Just a layman's observation, but a piece of this workmanship looks rather pedestrian, something for the middle classes of ca 1890-1920, and therefore it is probably silvered bronze or brass. The vast majority of Japanese incense burners are ceramic or bronze, as the incense burns very hot and leaves behind ugly scorch marks that are hard to scrub away and could (I imagine) damage sterling silver if left unattended. A pure silver incense burner would have been impractical and rather ostentatious, and almost definitely marked "pure silver" (jungin). A pure silver piece would most likely have been either left completely undecorated (an understated "Zen" taste) or handcarved with a landscape scene by a master whose signature would have enhanced the piece's price tag.

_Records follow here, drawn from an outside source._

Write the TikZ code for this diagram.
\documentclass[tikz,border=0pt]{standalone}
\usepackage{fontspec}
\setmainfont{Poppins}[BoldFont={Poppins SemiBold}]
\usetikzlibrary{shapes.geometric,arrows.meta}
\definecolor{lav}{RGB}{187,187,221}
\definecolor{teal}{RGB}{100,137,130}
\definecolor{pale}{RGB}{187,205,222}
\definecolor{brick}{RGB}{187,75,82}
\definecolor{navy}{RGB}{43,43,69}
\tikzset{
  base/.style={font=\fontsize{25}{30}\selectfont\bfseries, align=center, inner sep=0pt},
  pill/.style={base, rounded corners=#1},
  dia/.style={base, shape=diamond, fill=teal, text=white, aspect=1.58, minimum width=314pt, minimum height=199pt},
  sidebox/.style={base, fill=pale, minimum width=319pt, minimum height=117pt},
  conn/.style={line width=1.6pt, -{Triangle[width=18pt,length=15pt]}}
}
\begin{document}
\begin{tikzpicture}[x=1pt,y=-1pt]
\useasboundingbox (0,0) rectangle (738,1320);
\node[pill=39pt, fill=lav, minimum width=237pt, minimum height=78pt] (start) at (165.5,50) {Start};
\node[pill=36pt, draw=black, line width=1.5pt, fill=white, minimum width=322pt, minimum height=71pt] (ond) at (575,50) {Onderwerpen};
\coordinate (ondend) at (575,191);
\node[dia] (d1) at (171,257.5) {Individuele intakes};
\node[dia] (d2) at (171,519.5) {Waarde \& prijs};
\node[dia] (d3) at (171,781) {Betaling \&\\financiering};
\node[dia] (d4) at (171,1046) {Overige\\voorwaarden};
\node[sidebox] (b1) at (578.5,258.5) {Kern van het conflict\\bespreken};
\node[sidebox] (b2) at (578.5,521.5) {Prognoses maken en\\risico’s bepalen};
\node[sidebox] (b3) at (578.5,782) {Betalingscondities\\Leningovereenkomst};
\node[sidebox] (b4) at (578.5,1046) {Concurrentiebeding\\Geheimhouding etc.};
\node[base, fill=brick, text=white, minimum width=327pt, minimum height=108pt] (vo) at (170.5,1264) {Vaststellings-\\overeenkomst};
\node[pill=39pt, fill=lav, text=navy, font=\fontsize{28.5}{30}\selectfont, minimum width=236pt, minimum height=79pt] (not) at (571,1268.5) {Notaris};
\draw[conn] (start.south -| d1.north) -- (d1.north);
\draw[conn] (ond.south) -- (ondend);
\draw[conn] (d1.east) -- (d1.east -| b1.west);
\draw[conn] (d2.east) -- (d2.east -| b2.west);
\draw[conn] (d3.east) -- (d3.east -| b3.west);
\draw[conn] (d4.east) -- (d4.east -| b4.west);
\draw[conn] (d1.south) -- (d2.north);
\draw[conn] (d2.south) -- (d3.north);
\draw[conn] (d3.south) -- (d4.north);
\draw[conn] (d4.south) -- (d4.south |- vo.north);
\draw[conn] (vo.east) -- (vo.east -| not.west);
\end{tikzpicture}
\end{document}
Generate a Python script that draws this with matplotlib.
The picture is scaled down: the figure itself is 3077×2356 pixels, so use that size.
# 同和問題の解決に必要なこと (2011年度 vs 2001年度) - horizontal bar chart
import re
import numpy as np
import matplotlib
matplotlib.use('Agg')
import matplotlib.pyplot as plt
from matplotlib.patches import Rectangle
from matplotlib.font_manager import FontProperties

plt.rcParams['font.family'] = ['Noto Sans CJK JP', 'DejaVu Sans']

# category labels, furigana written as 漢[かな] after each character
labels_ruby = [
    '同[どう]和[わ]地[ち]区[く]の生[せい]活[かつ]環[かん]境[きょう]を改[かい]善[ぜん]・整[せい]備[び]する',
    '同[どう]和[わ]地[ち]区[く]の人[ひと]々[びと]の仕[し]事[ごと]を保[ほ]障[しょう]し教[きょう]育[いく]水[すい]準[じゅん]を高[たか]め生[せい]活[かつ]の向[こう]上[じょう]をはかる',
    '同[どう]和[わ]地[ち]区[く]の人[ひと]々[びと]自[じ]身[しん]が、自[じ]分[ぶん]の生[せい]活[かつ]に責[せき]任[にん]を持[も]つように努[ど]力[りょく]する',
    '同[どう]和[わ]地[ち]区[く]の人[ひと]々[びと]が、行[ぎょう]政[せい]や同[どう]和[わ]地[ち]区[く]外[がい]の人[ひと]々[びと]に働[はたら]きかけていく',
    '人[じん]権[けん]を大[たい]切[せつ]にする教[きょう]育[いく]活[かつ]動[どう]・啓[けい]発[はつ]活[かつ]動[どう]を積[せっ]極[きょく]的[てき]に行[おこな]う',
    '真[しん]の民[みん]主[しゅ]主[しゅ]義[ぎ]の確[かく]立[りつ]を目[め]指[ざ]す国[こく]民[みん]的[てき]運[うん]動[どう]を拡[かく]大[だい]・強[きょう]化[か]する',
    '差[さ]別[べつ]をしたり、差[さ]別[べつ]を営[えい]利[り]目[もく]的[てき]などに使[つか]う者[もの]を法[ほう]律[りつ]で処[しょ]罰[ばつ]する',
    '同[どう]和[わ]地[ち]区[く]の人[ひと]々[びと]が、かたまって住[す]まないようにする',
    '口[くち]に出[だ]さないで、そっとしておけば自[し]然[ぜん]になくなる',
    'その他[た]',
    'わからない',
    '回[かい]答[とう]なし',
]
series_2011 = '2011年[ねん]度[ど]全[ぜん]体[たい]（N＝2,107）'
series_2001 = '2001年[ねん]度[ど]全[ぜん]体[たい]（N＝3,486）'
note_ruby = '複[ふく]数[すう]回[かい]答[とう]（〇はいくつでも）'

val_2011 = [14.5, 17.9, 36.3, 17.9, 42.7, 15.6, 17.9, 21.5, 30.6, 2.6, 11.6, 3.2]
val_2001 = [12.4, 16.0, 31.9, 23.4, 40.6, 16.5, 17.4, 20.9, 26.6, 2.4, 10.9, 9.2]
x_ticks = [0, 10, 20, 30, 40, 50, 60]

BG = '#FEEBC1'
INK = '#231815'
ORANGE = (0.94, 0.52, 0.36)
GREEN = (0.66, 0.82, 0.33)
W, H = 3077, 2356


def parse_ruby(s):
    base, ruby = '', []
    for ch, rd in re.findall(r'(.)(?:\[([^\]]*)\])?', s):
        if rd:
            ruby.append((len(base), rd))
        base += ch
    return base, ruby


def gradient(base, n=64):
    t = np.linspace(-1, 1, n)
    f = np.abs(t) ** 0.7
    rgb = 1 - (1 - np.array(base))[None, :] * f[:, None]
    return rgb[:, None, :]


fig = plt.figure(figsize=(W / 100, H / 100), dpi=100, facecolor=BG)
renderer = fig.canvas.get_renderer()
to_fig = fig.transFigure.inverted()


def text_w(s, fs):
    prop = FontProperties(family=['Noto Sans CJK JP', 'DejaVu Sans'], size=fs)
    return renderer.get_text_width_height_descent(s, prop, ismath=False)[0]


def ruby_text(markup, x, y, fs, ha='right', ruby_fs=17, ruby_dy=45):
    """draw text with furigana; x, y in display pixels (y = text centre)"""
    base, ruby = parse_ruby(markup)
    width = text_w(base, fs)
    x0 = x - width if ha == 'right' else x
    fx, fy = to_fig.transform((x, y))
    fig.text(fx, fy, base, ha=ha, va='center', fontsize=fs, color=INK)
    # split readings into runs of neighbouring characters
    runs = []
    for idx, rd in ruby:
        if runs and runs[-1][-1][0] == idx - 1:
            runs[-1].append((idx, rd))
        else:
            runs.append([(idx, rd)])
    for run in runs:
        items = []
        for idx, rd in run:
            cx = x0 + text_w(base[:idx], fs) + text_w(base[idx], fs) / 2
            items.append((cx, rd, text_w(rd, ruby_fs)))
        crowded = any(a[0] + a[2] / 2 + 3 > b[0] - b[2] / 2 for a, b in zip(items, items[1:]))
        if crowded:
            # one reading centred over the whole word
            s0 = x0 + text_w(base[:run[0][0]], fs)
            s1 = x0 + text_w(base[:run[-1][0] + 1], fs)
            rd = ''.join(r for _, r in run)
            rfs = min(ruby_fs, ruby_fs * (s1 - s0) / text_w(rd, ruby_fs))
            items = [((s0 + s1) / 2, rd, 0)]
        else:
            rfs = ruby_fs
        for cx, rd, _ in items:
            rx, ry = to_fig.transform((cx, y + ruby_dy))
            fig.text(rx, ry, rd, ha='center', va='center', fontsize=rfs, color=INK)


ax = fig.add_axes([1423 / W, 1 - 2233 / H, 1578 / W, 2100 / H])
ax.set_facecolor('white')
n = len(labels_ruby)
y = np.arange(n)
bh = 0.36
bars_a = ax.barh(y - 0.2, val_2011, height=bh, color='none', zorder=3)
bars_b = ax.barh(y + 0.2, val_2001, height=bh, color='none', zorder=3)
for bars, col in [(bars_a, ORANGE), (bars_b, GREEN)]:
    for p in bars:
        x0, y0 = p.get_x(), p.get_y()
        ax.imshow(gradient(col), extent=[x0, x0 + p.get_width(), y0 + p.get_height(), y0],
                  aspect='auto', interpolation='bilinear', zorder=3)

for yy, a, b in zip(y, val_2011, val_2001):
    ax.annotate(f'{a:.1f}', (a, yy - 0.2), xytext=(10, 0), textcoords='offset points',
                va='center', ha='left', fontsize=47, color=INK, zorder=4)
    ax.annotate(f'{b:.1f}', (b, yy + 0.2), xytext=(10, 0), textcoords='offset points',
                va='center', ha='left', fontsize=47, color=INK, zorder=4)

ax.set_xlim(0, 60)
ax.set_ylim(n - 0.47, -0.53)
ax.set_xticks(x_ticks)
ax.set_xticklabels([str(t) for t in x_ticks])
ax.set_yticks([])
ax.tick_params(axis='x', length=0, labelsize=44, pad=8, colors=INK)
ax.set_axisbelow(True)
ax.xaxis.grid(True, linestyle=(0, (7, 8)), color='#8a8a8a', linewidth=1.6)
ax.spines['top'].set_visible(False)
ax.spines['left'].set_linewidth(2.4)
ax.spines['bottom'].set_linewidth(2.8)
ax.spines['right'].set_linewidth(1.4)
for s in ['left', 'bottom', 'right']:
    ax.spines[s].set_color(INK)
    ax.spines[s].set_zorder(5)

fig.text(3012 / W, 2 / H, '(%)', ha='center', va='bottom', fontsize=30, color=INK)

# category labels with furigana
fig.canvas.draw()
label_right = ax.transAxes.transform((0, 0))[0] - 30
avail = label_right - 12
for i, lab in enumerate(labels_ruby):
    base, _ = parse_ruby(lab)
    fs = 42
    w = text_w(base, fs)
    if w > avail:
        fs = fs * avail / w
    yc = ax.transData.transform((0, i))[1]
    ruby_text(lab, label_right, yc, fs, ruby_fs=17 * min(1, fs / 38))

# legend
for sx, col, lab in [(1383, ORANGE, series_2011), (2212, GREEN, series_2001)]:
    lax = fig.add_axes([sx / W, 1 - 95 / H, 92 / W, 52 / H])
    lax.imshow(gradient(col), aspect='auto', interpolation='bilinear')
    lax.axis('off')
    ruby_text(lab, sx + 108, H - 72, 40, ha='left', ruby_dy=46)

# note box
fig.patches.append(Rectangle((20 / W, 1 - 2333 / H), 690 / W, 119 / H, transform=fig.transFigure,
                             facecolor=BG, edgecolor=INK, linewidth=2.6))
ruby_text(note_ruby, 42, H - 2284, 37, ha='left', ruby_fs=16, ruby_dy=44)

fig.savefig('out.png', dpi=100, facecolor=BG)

Thank you davidross for your response.
The dimensions are shown in the picture: only a few cm. The small ball on the lid rotares and there are 3 ball feet on the bottom. Yet, i doubt that the purpose is that it is to use. It is to small for that. It is not made of silvered bronze, but pure silver (tested). It isn't signed.
My apologies, I was too closely focussed on the first photo, and could not determine whether the ruler was cm or inches. Now I see that in the second photo, the ruler has cm on one side and inches on the other.
I believe that your diminutive incense burner is not a miniature per se, but was made to accompany a zushi (traveling or portable Buddhist altar) and to burn a powdered or crystallized form of incense rather than long thin incense sticks. These altars could themselves be quite small (only 5-6 cm high) but most were around 30 cm high. A netsearch for "zushi" should bring up some good images.
Your piece surely dates from the 19th century, when zushi were still common (and Japanese silver often unmarked). From the stylized butterfly, I would hazard a guess at 1850-1880, perhaps a decade or two earlier, but someone who could inspect the piece might have a clearer idea.